-- The exercise --
Both the line containing "Reproduce this chart with matplotlib." and the line containing "from matplotlib.ticker import MultipleLocator" belong in the copy, as do all lines between them, copied exactly; pictures do not.

-- Excerpted records --
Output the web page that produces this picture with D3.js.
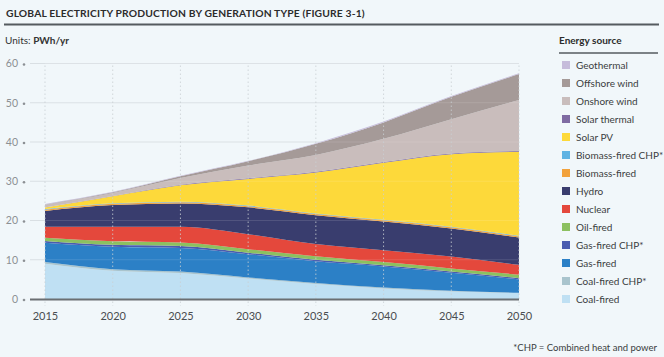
<!DOCTYPE html>
<html><head><meta charset="utf-8">
<script src="https://cdn.jsdelivr.net/npm/d3@7"></script>
<style>
html,body{margin:0;padding:0;background:#f1f7fa;}
svg{display:block;font-family:Lato,"Noto Sans",sans-serif;}
</style></head>
<body><svg id="c" width="664" height="357"></svg>
<script>
const years = [2015, 2020, 2025, 2030, 2035, 2040, 2045, 2050];
const coalFired     = [9.0, 7.2, 6.6, 5.2, 3.8, 2.7, 1.9, 1.5];
const coalFiredCHP  = [0.4, 0.4, 0.4, 0.3, 0.3, 0.2, 0.2, 0.1];
const gasFired      = [4.9, 5.7, 6.0, 5.9, 5.5, 5.4, 4.6, 3.4];
const gasFiredCHP   = [0.5, 0.5, 0.5, 0.4, 0.4, 0.3, 0.3, 0.3];
const oilFired      = [0.8, 0.9, 0.9, 0.9, 0.9, 0.8, 0.8, 0.9];
const nuclear       = [2.8, 3.7, 4.0, 3.8, 3.1, 3.0, 3.0, 2.5];
const hydro         = [4.05, 5.55, 5.95, 6.85, 7.35, 7.35, 7.15, 6.95];
const biomassFired  = [0.3, 0.3, 0.3, 0.3, 0.3, 0.3, 0.3, 0.3];
const biomassCHP    = [0.15, 0.15, 0.15, 0.15, 0.15, 0.15, 0.15, 0.15];
const solarPV       = [0.4, 1.8, 4.2, 6.8, 10.4, 14.5, 18.5, 21.4];
const solarThermal  = [0.02, 0.05, 0.1, 0.15, 0.2, 0.2, 0.2, 0.2];
const onshoreWind   = [0.68, 0.75, 1.7, 3.25, 4.3, 5.9, 8.7, 13.0];
const offshoreWind  = [0.1, 0.2, 0.5, 1.1, 2.85, 4.2, 5.7, 6.6];
const geothermal    = [0.1, 0.1, 0.1, 0.1, 0.15, 0.2, 0.2, 0.2];
const yTicks = [0, 10, 20, 30, 40, 50, 60];

// bottom-to-top stacking order
const seriesNames = ["Coal-fired","Coal-fired CHP*","Gas-fired","Gas-fired CHP*","Oil-fired","Nuclear","Hydro","Biomass-fired","Biomass-fired CHP*","Solar PV","Solar thermal","Onshore wind","Offshore wind","Geothermal"];
const seriesValues = [coalFired,coalFiredCHP,gasFired,gasFiredCHP,oilFired,nuclear,hydro,biomassFired,biomassCHP,solarPV,solarThermal,onshoreWind,offshoreWind,geothermal];
const seriesColors = ["#bfe0f3","#a9c4cd","#2c80c6","#4a5cb0","#8cc060","#e4483c","#393d6e","#f2a23c","#5fb3e3","#fdd93a","#7f6ba2","#c9bdbc","#a59a98","#c6bcdb"];

const rows = years.map((yr, i) => {
  const r = {year: yr};
  seriesNames.forEach((n, k) => r[n] = seriesValues[k][i]);
  return r;
});

const svg = d3.select("#c");
const x = d3.scaleLinear().domain([2015, 2050]).range([45, 519]);
const y = d3.scaleLinear().domain([0, 60]).range([299, 63.5]);

// Title
svg.append("text").attr("x", 6).attr("y", 17).attr("font-size", 10.3).attr("font-weight", 700)
  .attr("fill", "#2c2c2c").attr("letter-spacing", 0.15)
  .text("GLOBAL ELECTRICITY PRODUCTION BY GENERATION TYPE (FIGURE 3-1)");
svg.append("line").attr("x1", 4).attr("x2", 659).attr("y1", 24.5).attr("y2", 24.5)
  .attr("stroke", "#555b5f").attr("stroke-width", 2);

const units = svg.append("text").attr("x", 5).attr("y", 44).attr("font-size", 10).attr("fill", "#333");
units.append("tspan").text("Units: ");
units.append("tspan").attr("font-weight", 700).text("PWh/yr");

// Horizontal gridlines (behind)
const gH = svg.append("g");
yTicks.filter(t => t > 0).forEach(t => {
  gH.append("line").attr("x1", 30).attr("x2", 519).attr("y1", y(t)).attr("y2", y(t))
    .attr("stroke", "#d9dfe3").attr("stroke-width", 1);
});

// Areas
const stack = d3.stack().keys(seriesNames);
const layers = stack(rows);
const area = d3.area().x(d => x(d.data.year)).y0(d => y(d[0])).y1(d => y(d[1])).curve(d3.curveMonotoneX);
svg.append("g").selectAll("path").data(layers).join("path")
  .attr("d", area).attr("fill", (d, i) => seriesColors[i]);

// Gridlines over areas (faint)
const gO = svg.append("g");
yTicks.filter(t => t > 0).forEach(t => {
  gO.append("line").attr("x1", 45).attr("x2", 519).attr("y1", y(t)).attr("y2", y(t))
    .attr("stroke", "#ffffff").attr("stroke-opacity", 0.12);
});
years.forEach(yr => {
  gO.append("line").attr("x1", x(yr)).attr("x2", x(yr)).attr("y1", y(60) + 2).attr("y2", 306)
    .attr("stroke", "#c9cfd3").attr("stroke-width", 1).attr("stroke-dasharray", "1.5,2.5").attr("stroke-opacity", 0.8);
});

// Zero axis line
svg.append("line").attr("x1", 30).attr("x2", 519).attr("y1", y(0) + 0.5).attr("y2", y(0) + 0.5)
  .attr("stroke", "#6b6f72").attr("stroke-width", 2);

// Y axis labels with dot
const yAxis = d3.axisLeft(y).tickValues(yTicks).tickSize(0).tickPadding(0).tickFormat(d3.format("d"));
const ga = svg.append("g").attr("transform", "translate(20,0)").call(yAxis);
ga.select(".domain").remove();
ga.selectAll("text").attr("font-size", 10.5).attr("fill", "#8c9094").attr("font-family", "Lato, 'Noto Sans', sans-serif").attr("x", -2);
ga.selectAll(".tick").append("circle").attr("cx", 4).attr("cy", 0.5).attr("r", 1.3).attr("fill", "#8c9094");

// X axis labels
const xAxis = d3.axisBottom(x).tickValues(years).tickSize(0).tickPadding(0).tickFormat(d3.format("d"));
const gx = svg.append("g").attr("transform", "translate(0,312)").call(xAxis);
gx.select(".domain").remove();
gx.selectAll("text").attr("font-size", 11).attr("fill", "#4a4d50").attr("font-family", "Lato, 'Noto Sans', sans-serif");

// Legend
svg.append("text").attr("x", 559).attr("y", 44).attr("font-size", 10).attr("font-weight", 700)
  .attr("fill", "#2c2c2c").text("Energy source");
svg.append("line").attr("x1", 559).attr("x2", 658).attr("y1", 53).attr("y2", 53)
  .attr("stroke", "#555b5f").attr("stroke-width", 1.5);
const legendOrder = seriesNames.map((n, i) => i).reverse();
const lg = svg.append("g");
legendOrder.forEach((k, j) => {
  const ly = 65 + j * 18;
  lg.append("rect").attr("x", 562).attr("y", ly - 4).attr("width", 8).attr("height", 8).attr("fill", seriesColors[k]);
  lg.append("text").attr("x", 576).attr("y", ly + 3.5).attr("font-size", 10).attr("fill", "#3a3d40").text(seriesNames[k]);
});

// Footnote
svg.append("text").attr("x", 657).attr("y", 351).attr("text-anchor", "end").attr("font-size", 9.5)
  .attr("fill", "#3a3d40").text("*CHP = Combined heat and power");
</script></body></html>
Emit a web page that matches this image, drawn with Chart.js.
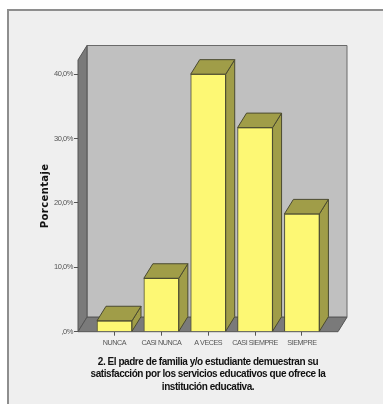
<!DOCTYPE html>
<html>
<head>
<meta charset="utf-8">
<script src="https://cdn.jsdelivr.net/npm/chart.js@4"></script>
<style>
html, body { margin: 0; padding: 0; background: #fff; }
canvas { display: block; filter: blur(0.35px); }
</style>
</head>
<body>
<canvas id="myChart" width="383" height="404"></canvas>
<script>
"use strict";

const categories = ["NUNCA", "CASI NUNCA", "A VECES", "CASI SIEMPRE", "SIEMPRE"];
const porcentajes = [1.7, 8.3, 40.0, 31.7, 18.3];
const yTicks = [0, 10, 20, 30, 40];
const yTickLabels = [",0%", "10,0%", "20,0%", "30,0%", "40,0%"];
const xTitle = [
    "2. El padre de familia y/o estudiante demuestran su",
    "satisfacción por los servicios educativos que ofrece la",
    "institución educativa."
];
const yTitle = "Porcentaje";

// profundidad del efecto 3D
const depthX = 9;
const depthY = 14.5;

const poly = (ctx, pts, fill, stroke) => {
    ctx.beginPath();
    pts.forEach((p, i) => i ? ctx.lineTo(p[0], p[1]) : ctx.moveTo(p[0], p[1]));
    ctx.closePath();
    ctx.fillStyle = fill;
    ctx.fill();
    ctx.lineWidth = 1;
    ctx.strokeStyle = stroke;
    ctx.stroke();
};

const frame = {
    id: "frame",
    beforeDraw(chart) {
        const ctx = chart.ctx;
        ctx.save();
        ctx.fillStyle = "#ffffff";
        ctx.fillRect(0, 0, 383, 404);
        ctx.fillStyle = "#efefef";
        ctx.fillRect(8, 10, 375, 394);
        ctx.fillStyle = "#8e8e8e";
        ctx.fillRect(7, 9, 376, 2);
        ctx.fillRect(7, 9, 2, 395);
        ctx.restore();

        // texto condensado como en el original, salvo el titulo del eje y
        ctx.letterSpacing = "-0.45px";
        const yScale = chart.scales.y;
        if (!yScale.wrapped) {
            const drawTitle = yScale.drawTitle;
            yScale.drawTitle = function () {
                ctx.letterSpacing = "0.4px";
                drawTitle.apply(this, arguments);
                ctx.letterSpacing = "-0.45px";
            };
            yScale.wrapped = true;
        }
    },
    beforeDatasetsDraw(chart) {
        const ctx = chart.ctx;
        const { left, right, top, bottom } = chart.chartArea;
        const dx = depthX, dy = depthY;
        ctx.save();
        poly(ctx, [[left + dx, top - dy], [right + dx, top - dy], [right + dx, bottom - dy], [left + dx, bottom - dy]], "#c0c0c0", "#6a6a6a");
        poly(ctx, [[left, top], [left + dx, top - dy], [left + dx, bottom - dy], [left, bottom]], "#7a7a7a", "#555555");
        poly(ctx, [[left, bottom], [left + dx, bottom - dy], [right + dx, bottom - dy], [right, bottom]], "#7a7a7a", "#555555");
        ctx.restore();
    },
    afterDatasetsDraw(chart) {
        const ctx = chart.ctx;
        const dx = depthX, dy = depthY;
        ctx.save();
        chart.getDatasetMeta(0).data.forEach(bar => {
            const l = bar.x - bar.width / 2;
            const r = bar.x + bar.width / 2;
            const t = bar.y;
            const b = bar.base;
            poly(ctx, [[r, t], [r + dx, t - dy], [r + dx, b - dy], [r, b]], "#a09d48", "#4a4a30");
            poly(ctx, [[l, t], [l + dx, t - dy], [r + dx, t - dy], [r, t]], "#a09d48", "#4a4a30");
        });
        ctx.restore();
    }
};

new Chart(document.getElementById("myChart"), {
    type: "bar",
    data: {
        datasets: [{
            data: categories.map((c, i) => ({ x: i, y: porcentajes[i] })),
            backgroundColor: "#fdf874",
            borderColor: "#4a4a30",
            borderWidth: 1,
            barThickness: 35
        }]
    },
    plugins: [frame],
    options: {
        responsive: false,
        animation: false,
        layout: { padding: { left: 0, right: 45, top: 60, bottom: 0 } },
        plugins: { legend: { display: false }, tooltip: { enabled: false } },
        scales: {
            x: {
                type: "linear",
                offset: false,
                min: -0.779,
                max: 4.77,
                afterBuildTicks: scale => { scale.ticks = categories.map((c, i) => ({ value: i })); },
                afterFit: scale => { scale.height = 72.3; },
                border: { display: false },
                grid: { offset: false, drawOnChartArea: false, drawTicks: true, tickLength: 4, color: "#555555" },
                ticks: {
                    autoSkip: false,
                    maxRotation: 0,
                    padding: 3,
                    color: "#555555",
                    font: { family: "'Liberation Sans'", size: 7.2 },
                    callback: v => categories[v]
                },
                title: {
                    display: true,
                    text: xTitle,
                    color: "#111111",
                    padding: { top: 8, bottom: 11 },
                    font: { family: "'Liberation Sans'", size: 10, weight: "bold", lineHeight: 1.25 }
                }
            },
            y: {
                min: 0,
                max: 42.2,
                afterBuildTicks: scale => { scale.ticks = yTicks.map(v => ({ value: v })); },
                afterFit: scale => { scale.width = 78; },
                border: { display: false },
                grid: { drawOnChartArea: false, drawTicks: true, tickLength: 4, color: "#555555" },
                ticks: {
                    padding: 1,
                    color: "#555555",
                    font: { family: "'Liberation Sans'", size: 7.5 },
                    callback: v => yTickLabels[yTicks.indexOf(v)]
                },
                title: {
                    display: true,
                    text: yTitle,
                    color: "#111111",
                    padding: { top: 39, bottom: 0 },
                    font: { family: "'DejaVu Sans'", size: 10, weight: "bold" }
                }
            }
        }
    }
});
</script>
</body>
</html>
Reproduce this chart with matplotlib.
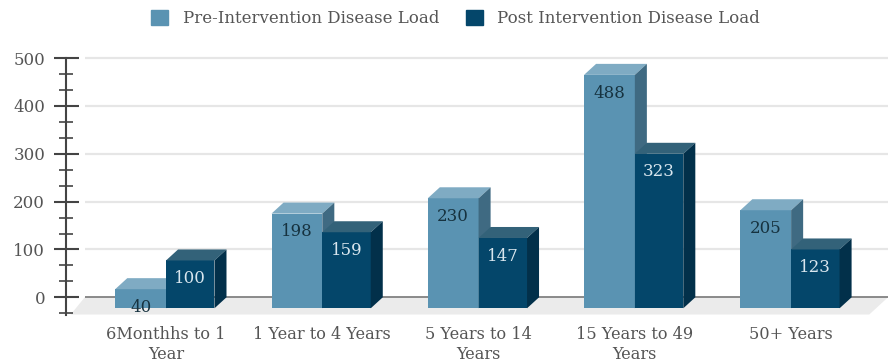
import matplotlib
matplotlib.use('Agg')
import matplotlib.pyplot as plt
from matplotlib.patches import Polygon, Patch
from matplotlib.ticker import MultipleLocator

categories = ['6Monthhs to 1\nYear', '1 Year to 4 Years', '5 Years to 14\nYears',
              '15 Years to 49\nYears', '50+ Years']
pre_values = [40, 198, 230, 488, 205]
post_values = [100, 159, 147, 323, 123]
series_names = ['Pre-Intervention Disease Load', 'Post Intervention Disease Load']

# front, top, side
pre_colors = ['#5a93b2', '#7fabc3', '#3f6a82']
post_colors = ['#04466a', '#336279', '#02304a']

pre_w = 0.325
post_w = 0.31
depth_x = 0.077
depth_y = 23

plt.rcParams['font.family'] = ['DejaVu Serif']

fig = plt.figure(figsize=(8.88, 3.64), dpi=100)
ax = fig.add_axes([66 / 888, 49 / 364, 822 / 888, 265 / 364])
ax.set_xlim(-0.64, 4.62)
ax.set_ylim(-37, 517)


def draw_bar(x, w, value, colors, label_color):
    # front face sits forward of the wall, side and top faces give the 3d look
    y0 = -depth_y
    y1 = value - depth_y
    ax.bar(x, value, w, bottom=y0, align='edge', color=colors[0], zorder=4)
    ax.add_patch(Polygon([(x, y1), (x + w, y1), (x + w + depth_x, value), (x + depth_x, value)],
                         color=colors[1], lw=0, zorder=4))
    ax.add_patch(Polygon([(x + w, y0), (x + w + depth_x, 0), (x + w + depth_x, value), (x + w, y1)],
                         color=colors[2], lw=0, zorder=4))
    ax.text(x + w / 2, y1 - 38, str(value), ha='center', va='center', fontsize=12,
            color=label_color, zorder=5)


# floor and gridlines
ax.add_patch(Polygon([(-0.61, -36), (-0.52, 0), (4.62, 0), (4.5, -36)], color='#ebebeb', lw=0, zorder=1))
ax.hlines([100, 200, 300, 400, 500], -0.52, 4.62, color='#e6e6e6', lw=1.6, zorder=1)
ax.hlines(0, -0.52, 4.62, color='#777777', lw=1.2, zorder=2)

for i in range(len(categories)):
    draw_bar(i - pre_w, pre_w, pre_values[i], pre_colors, '#16323f')
    draw_bar(i, post_w, post_values[i], post_colors, '#d9e6ee')

for name in ['top', 'right', 'bottom']:
    ax.spines[name].set_visible(False)
ax.spines['left'].set_bounds(-36, 500)
ax.spines['left'].set_color('#444444')
ax.spines['left'].set_linewidth(1.5)

ax.set_yticks([0, 100, 200, 300, 400, 500])
ax.yaxis.set_minor_locator(MultipleLocator(100 / 3))
ax.tick_params(axis='y', which='major', direction='inout', length=18, width=1.5, color='#444444',
               labelsize=12, labelcolor='#555555', pad=6)
ax.tick_params(axis='y', which='minor', direction='inout', length=10, width=1.2, color='#444444')
ax.set_xticks(range(len(categories)))
ax.set_xticklabels(categories)
ax.tick_params(axis='x', length=0, labelsize=11.6, labelcolor='#555555', pad=8)
for t in ax.get_xticklabels():
    t.set_linespacing(1.25)

handles = [Patch(color=pre_colors[0]), Patch(color=post_colors[0])]
fig.legend(handles, series_names, loc='upper center', bbox_to_anchor=(0.513, 1.015), ncol=2, frameon=False,
           fontsize=12, labelcolor='#555555', handlelength=1.05, handleheight=1.05,
           handletextpad=0.85, columnspacing=1.6)

fig.savefig('out.png', dpi=100)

-- Output of the exercise --
Reproduce this chart with matplotlib.
import matplotlib
matplotlib.use('Agg')
import matplotlib.pyplot as plt
from matplotlib.patches import Polygon, Patch
from matplotlib.ticker import MultipleLocator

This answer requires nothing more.